◆ Required work: Return only the lines from the start of the records through the line that contains "import matplotlib.pyplot as plt", inclusive; leave out all pictures.

◆ Material for this exercise:
☆ ☆ ☆ ☆ ☆

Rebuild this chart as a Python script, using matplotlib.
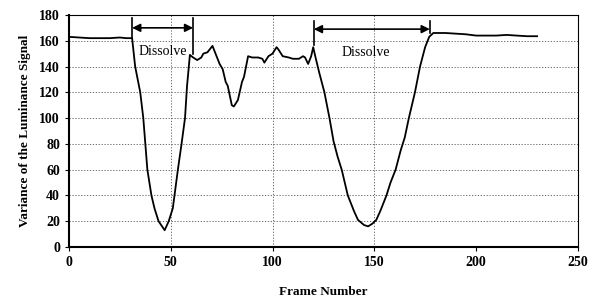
import numpy as np
import matplotlib
matplotlib.use("Agg")
import matplotlib.pyplot as plt

# luminance variance per frame
frames = [0, 5, 10, 15, 20, 25, 28, 31, 32.5, 35, 36.5, 37.5, 38.5, 40.5, 42, 44, 47,
          49, 51, 53.5, 55.3, 57, 58, 59.4, 61, 63, 65, 66, 68, 70.5, 72, 74, 75.5,
          77, 78, 80, 81, 83, 85, 86, 88, 90, 93, 95, 96, 98, 100, 102, 103, 105,
          108, 110, 113, 115, 116, 117.5, 119, 120, 121, 123, 125.5, 128, 130, 132,
          134, 137, 140, 142, 145, 147, 149, 151, 153, 156, 158, 160.5, 163, 165,
          167, 170, 172.5, 175, 177, 179, 185, 190, 195, 200, 205, 210, 215, 220,
          225, 230]
variance = [163, 162.5, 162, 162, 162, 162.5, 162, 162, 140, 120, 100, 80, 60, 40, 30, 20, 13,
            20, 30, 60, 80, 100, 125, 149, 147, 145, 147, 150, 151, 156, 150, 142, 138,
            128, 125, 110, 109, 114, 128, 132, 148, 147, 147, 146, 143, 148, 150, 155, 153, 148,
            147, 146, 146, 148, 147, 142, 148, 155, 148, 135, 120, 100, 82, 70,
            60, 40, 28, 21, 17, 16, 18, 21, 28, 40, 50, 60, 75, 85,
            100, 120, 140, 155, 163, 166, 166, 165.5, 165, 164, 164, 164, 164.5, 164,
            163.5, 163.5]

# dissolve intervals: (start, end, arrow level, bar top, left bar bottom, right bar bottom, label x, label y)
dissolves = [(31, 61, 170, 178, 162, 150, 46, 152),
             (120.3, 177.3, 169, 175.5, 157, 166, 146, 151)]

plt.rcParams["font.family"] = ["Liberation Serif", "DejaVu Serif"]

fig = plt.figure(figsize=(5.95, 2.99), dpi=100)
ax = fig.add_axes([0.116, 0.174, 0.855, 0.776])

ax.plot(frames, variance, color="black", linewidth=1.3)

for x0, x1, ya, top, yb0, yb1, tx, ty in dissolves:
    ax.annotate("", xy=(x0, ya), xytext=(x1, ya),
                arrowprops=dict(arrowstyle="<|-|>", color="black", lw=1.2,
                                mutation_scale=12, shrinkA=0, shrinkB=0))
    ax.plot([x0, x0], [top, yb0], color="black", lw=1.2)
    ax.plot([x1, x1], [top, yb1], color="black", lw=1.2)
    ax.text(tx, ty, "Dissolve", ha="center", va="center", fontsize=10)

for y in range(20, 180, 20):
    ax.axhline(y, color="#555555", lw=0.6, ls=(0, (1.5, 2)), zorder=0)
for x in (50, 100, 150):
    ax.axvline(x, color="#555555", lw=0.6, ls=(0, (1.5, 2)), zorder=0)

ax.set_xlim(0, 250)
ax.set_ylim(0, 180)
ax.set_xticks(range(0, 251, 50))
ax.set_yticks(range(0, 181, 20))
ax.tick_params(labelsize=10, length=3, width=0.8, direction="out")
for lab in ax.get_xticklabels() + ax.get_yticklabels():
    lab.set_fontweight("bold")

ax.spines["left"].set_linewidth(1.5)
ax.spines["bottom"].set_linewidth(1.5)
ax.spines["top"].set_linewidth(0.8)
ax.spines["right"].set_linewidth(0.8)

ax.set_xlabel("Frame Number", fontsize=9.5, fontweight="bold", labelpad=12)
ax.set_ylabel("Variance of the Luminance Signal", fontsize=9.5, fontweight="bold", labelpad=6)

fig.savefig("out.png", dpi=100)
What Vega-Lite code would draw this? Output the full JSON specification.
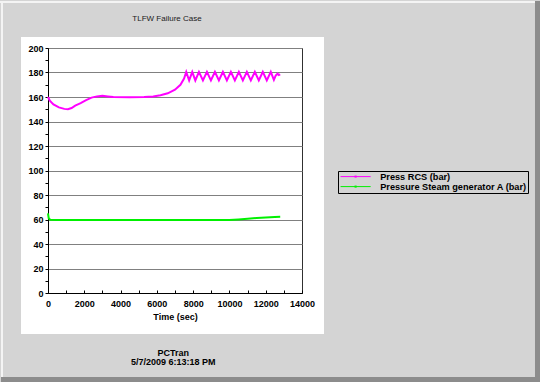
{
  "$schema": "https://vega.github.io/schema/vega-lite/v6.json",
  "width": 254,
  "height": 245,
  "autosize": {"type": "none"},
  "padding": {"left": 48, "top": 48, "right": 238, "bottom": 89},
  "background": "#ffffff",
  "config": {"view": {"stroke": "#303030", "strokeWidth": 1}},
  "resolve": {"axis": {"x": "independent", "y": "independent"}},
  "layer": [
    {
      "data": {"values": [{}]},
      "mark": {"type": "rect", "color": "#d4d4d4"},
      "encoding": {
        "x": {"datum": -3000, "type": "quantitative", "scale": {"domain": [0, 14000], "nice": false}, "axis": null},
        "x2": {"datum": -1488},
        "y": {"datum": -80, "type": "quantitative", "scale": {"domain": [0, 200], "nice": false}, "axis": null},
        "y2": {"datum": 245}
      }
    },
    {
      "data": {"values": [{}]},
      "mark": {"type": "rect", "color": "#d4d4d4"},
      "encoding": {
        "x": {"datum": 15213, "type": "quantitative", "scale": {"domain": [0, 14000], "nice": false}, "axis": null},
        "x2": {"datum": 28000},
        "y": {"datum": -80, "type": "quantitative", "scale": {"domain": [0, 200], "nice": false}, "axis": null},
        "y2": {"datum": 245}
      }
    },
    {
      "data": {"values": [{}]},
      "mark": {"type": "rect", "color": "#d4d4d4"},
      "encoding": {
        "x": {"datum": -1488, "type": "quantitative", "scale": {"domain": [0, 14000], "nice": false}, "axis": null},
        "x2": {"datum": 15213},
        "y": {"datum": 209, "type": "quantitative", "scale": {"domain": [0, 200], "nice": false}, "axis": null},
        "y2": {"datum": 245}
      }
    },
    {
      "data": {"values": [{}]},
      "mark": {"type": "rect", "color": "#d4d4d4"},
      "encoding": {
        "x": {"datum": -1488, "type": "quantitative", "scale": {"domain": [0, 14000], "nice": false}, "axis": null},
        "x2": {"datum": 15213},
        "y": {"datum": -33.5, "type": "quantitative", "scale": {"domain": [0, 200], "nice": false}, "axis": null},
        "y2": {"datum": -80}
      }
    },
    {
      "data": {"values": [{}]},
      "mark": {"type": "rect", "color": "#f4f4f4"},
      "encoding": {
        "x": {"datum": -3000, "type": "quantitative", "scale": {"domain": [0, 14000], "nice": false}, "axis": null},
        "x2": {"datum": 28000},
        "y": {"datum": 236.7, "type": "quantitative", "scale": {"domain": [0, 200], "nice": false}, "axis": null},
        "y2": {"datum": 238.4}
      }
    },
    {
      "data": {"values": [{}]},
      "mark": {"type": "rect", "color": "#f4f4f4"},
      "encoding": {
        "x": {"datum": -2590, "type": "quantitative", "scale": {"domain": [0, 14000], "nice": false}, "axis": null},
        "x2": {"datum": -2480},
        "y": {"datum": -80, "type": "quantitative", "scale": {"domain": [0, 200], "nice": false}, "axis": null},
        "y2": {"datum": 238.4}
      }
    },
    {
      "data": {"values": [{}]},
      "mark": {"type": "rect", "color": "#8c8c8c"},
      "encoding": {
        "x": {"datum": 26842, "type": "quantitative", "scale": {"domain": [0, 14000], "nice": false}, "axis": null},
        "x2": {"datum": 28000},
        "y": {"datum": -80, "type": "quantitative", "scale": {"domain": [0, 200], "nice": false}, "axis": null},
        "y2": {"datum": 238.4}
      }
    },
    {
      "data": {"values": [{}]},
      "mark": {"type": "rect", "color": "#8c8c8c"},
      "encoding": {
        "x": {"datum": -2590, "type": "quantitative", "scale": {"domain": [0, 14000], "nice": false}, "axis": null},
        "x2": {"datum": 28000},
        "y": {"datum": -68.6, "type": "quantitative", "scale": {"domain": [0, 200], "nice": false}, "axis": null},
        "y2": {"datum": -80}
      }
    },
    {
      "data": {"values": [
        {"t": 0, "v": 160, "series": "Press RCS (bar)"},
        {"t": 100, "v": 157, "series": "Press RCS (bar)"},
        {"t": 300, "v": 154, "series": "Press RCS (bar)"},
        {"t": 600, "v": 151.5, "series": "Press RCS (bar)"},
        {"t": 900, "v": 150.3, "series": "Press RCS (bar)"},
        {"t": 1100, "v": 150, "series": "Press RCS (bar)"},
        {"t": 1300, "v": 151, "series": "Press RCS (bar)"},
        {"t": 1500, "v": 153, "series": "Press RCS (bar)"},
        {"t": 1800, "v": 155, "series": "Press RCS (bar)"},
        {"t": 2100, "v": 157.5, "series": "Press RCS (bar)"},
        {"t": 2400, "v": 159.5, "series": "Press RCS (bar)"},
        {"t": 2700, "v": 160.5, "series": "Press RCS (bar)"},
        {"t": 3000, "v": 161, "series": "Press RCS (bar)"},
        {"t": 3300, "v": 160.5, "series": "Press RCS (bar)"},
        {"t": 3600, "v": 160, "series": "Press RCS (bar)"},
        {"t": 4500, "v": 159.8, "series": "Press RCS (bar)"},
        {"t": 5300, "v": 160, "series": "Press RCS (bar)"},
        {"t": 5800, "v": 160.5, "series": "Press RCS (bar)"},
        {"t": 6200, "v": 161.5, "series": "Press RCS (bar)"},
        {"t": 6600, "v": 163, "series": "Press RCS (bar)"},
        {"t": 7000, "v": 166, "series": "Press RCS (bar)"},
        {"t": 7300, "v": 170, "series": "Press RCS (bar)"},
        {"t": 7500, "v": 175, "series": "Press RCS (bar)"},
        {"t": 7620, "v": 180.5, "series": "Press RCS (bar)"},
        {"t": 7780, "v": 173.5, "series": "Press RCS (bar)"},
        {"t": 7950, "v": 180.5, "series": "Press RCS (bar)"},
        {"t": 8120, "v": 173.5, "series": "Press RCS (bar)"},
        {"t": 8320, "v": 180.5, "series": "Press RCS (bar)"},
        {"t": 8540, "v": 173.5, "series": "Press RCS (bar)"},
        {"t": 8760, "v": 180.5, "series": "Press RCS (bar)"},
        {"t": 8980, "v": 173.5, "series": "Press RCS (bar)"},
        {"t": 9200, "v": 180.5, "series": "Press RCS (bar)"},
        {"t": 9420, "v": 173.5, "series": "Press RCS (bar)"},
        {"t": 9640, "v": 180.5, "series": "Press RCS (bar)"},
        {"t": 9860, "v": 173.5, "series": "Press RCS (bar)"},
        {"t": 10080, "v": 180.5, "series": "Press RCS (bar)"},
        {"t": 10300, "v": 173.5, "series": "Press RCS (bar)"},
        {"t": 10520, "v": 180.5, "series": "Press RCS (bar)"},
        {"t": 10740, "v": 173.5, "series": "Press RCS (bar)"},
        {"t": 10960, "v": 180.5, "series": "Press RCS (bar)"},
        {"t": 11180, "v": 173.5, "series": "Press RCS (bar)"},
        {"t": 11400, "v": 180.5, "series": "Press RCS (bar)"},
        {"t": 11620, "v": 173.5, "series": "Press RCS (bar)"},
        {"t": 11840, "v": 180.5, "series": "Press RCS (bar)"},
        {"t": 12060, "v": 173.5, "series": "Press RCS (bar)"},
        {"t": 12280, "v": 180.5, "series": "Press RCS (bar)"},
        {"t": 12450, "v": 174, "series": "Press RCS (bar)"},
        {"t": 12550, "v": 177.5, "series": "Press RCS (bar)"},
        {"t": 12650, "v": 179, "series": "Press RCS (bar)"},
        {"t": 12720, "v": 178, "series": "Press RCS (bar)"},
        {"t": 12800, "v": 178.5, "series": "Press RCS (bar)"},
        {"t": 0, "v": 65, "series": "Pressure Steam generator A (bar)"},
        {"t": 40, "v": 61, "series": "Pressure Steam generator A (bar)"},
        {"t": 120, "v": 59.8, "series": "Pressure Steam generator A (bar)"},
        {"t": 500, "v": 59.6, "series": "Pressure Steam generator A (bar)"},
        {"t": 10000, "v": 59.6, "series": "Pressure Steam generator A (bar)"},
        {"t": 10500, "v": 60.1, "series": "Pressure Steam generator A (bar)"},
        {"t": 11000, "v": 60.6, "series": "Pressure Steam generator A (bar)"},
        {"t": 11500, "v": 61.2, "series": "Pressure Steam generator A (bar)"},
        {"t": 12000, "v": 61.7, "series": "Pressure Steam generator A (bar)"},
        {"t": 12500, "v": 62.1, "series": "Pressure Steam generator A (bar)"},
        {"t": 12800, "v": 62.3, "series": "Pressure Steam generator A (bar)"}
      ]},
      "mark": {"type": "line", "strokeWidth": 2},
      "encoding": {
        "x": {
          "field": "t", "type": "quantitative",
          "scale": {"domain": [0, 14000], "nice": false},
          "axis": {
            "title": "Time (sec)",
            "values": [0, 1000, 2000, 3000, 4000, 5000, 6000, 7000, 8000, 9000, 10000, 11000, 12000, 13000, 14000],
            "labelExpr": "datum.value % 2000 == 0 ? datum.label : ''",
            "format": "d",
            "grid": false,
            "tickSize": -3,
            "tickColor": "black",
            "domainColor": "black",
            "labelPadding": 9,
            "labelFlush": false,
            "labelOverlap": false,
            "labelFont": "Liberation Sans",
            "labelFontSize": 9,
            "labelFontWeight": "bold",
            "labelColor": "black",
            "titleFont": "Liberation Sans",
            "titleFontSize": 9,
            "titleFontWeight": "bold",
            "titleColor": "black",
            "titlePadding": 4
          }
        },
        "y": {
          "field": "v", "type": "quantitative",
          "scale": {"domain": [0, 200], "nice": false},
          "axis": {
            "title": null,
            "values": [0, 10, 20, 30, 40, 50, 60, 70, 80, 90, 100, 110, 120, 130, 140, 150, 160, 170, 180, 190, 200],
            "labelExpr": "datum.value % 20 == 0 ? datum.label : ''",
            "grid": true,
            "gridColor": "#808080",
            "gridOpacity": {"condition": {"test": "datum.value % 20 == 0", "value": 1}, "value": 0},
            "tickSize": 3,
            "tickColor": "black",
            "domainColor": "black",
            "labelPadding": 2,
            "labelOverlap": false,
            "labelFont": "Liberation Sans",
            "labelFontSize": 9,
            "labelFontWeight": "bold",
            "labelColor": "black"
          }
        },
        "color": {
          "field": "series", "type": "nominal",
          "scale": {"domain": ["Press RCS (bar)", "Pressure Steam generator A (bar)"], "range": ["#ff00ff", "#00f000"]},
          "legend": {
            "title": null,
            "orient": "none",
            "legendX": 290,
            "legendY": 123,
            "fillColor": "#d4d4d4",
            "strokeColor": "black",
            "padding": 1,
            "symbolType": "M-4.3,0H4.3M-0.3,-0.15H0.3M-0.3,0.15H0.3",
            "symbolSize": 49,
            "symbolStrokeWidth": 1,
            "symbolOffset": 12,
            "labelOffset": 20,
            "rowPadding": 0,
            "labelFont": "Liberation Sans",
            "labelFontSize": 9.2,
            "labelFontWeight": "bold",
            "labelColor": "black"
          }
        }
      }
    },
    {
      "data": {"values": [{}]},
      "mark": {"type": "text", "text": "TLFW Failure Case", "font": "Liberation Sans", "fontSize": 8, "color": "#202020", "align": "center", "baseline": "middle"},
      "encoding": {
        "x": {"datum": 6559, "type": "quantitative", "scale": {"domain": [0, 14000], "nice": false}, "axis": null},
        "y": {"datum": 223.3, "type": "quantitative", "scale": {"domain": [0, 200], "nice": false}, "axis": null}
      }
    },
    {
      "data": {"values": [{}]},
      "mark": {"type": "text", "text": "PCTran", "font": "Liberation Sans", "fontSize": 9, "fontWeight": "bold", "color": "black", "align": "center", "baseline": "middle"},
      "encoding": {
        "x": {"datum": 6900, "type": "quantitative", "scale": {"domain": [0, 14000], "nice": false}, "axis": null},
        "y": {"datum": -49.2, "type": "quantitative", "scale": {"domain": [0, 200], "nice": false}, "axis": null}
      }
    },
    {
      "data": {"values": [{}]},
      "mark": {"type": "text", "text": "5/7/2009 6:13:18 PM", "font": "Liberation Sans", "fontSize": 9, "fontWeight": "bold", "color": "black", "align": "center", "baseline": "middle"},
      "encoding": {
        "x": {"datum": 6900, "type": "quantitative", "scale": {"domain": [0, 14000], "nice": false}, "axis": null},
        "y": {"datum": -56.3, "type": "quantitative", "scale": {"domain": [0, 200], "nice": false}, "axis": null}
      }
    }
  ]
}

☆ ☆ ☆ ☆ ☆

◆ Answer to this problem:
Rebuild this chart as a Python script, using matplotlib.
import numpy as np
import matplotlib
matplotlib.use("Agg")
import matplotlib.pyplot as plt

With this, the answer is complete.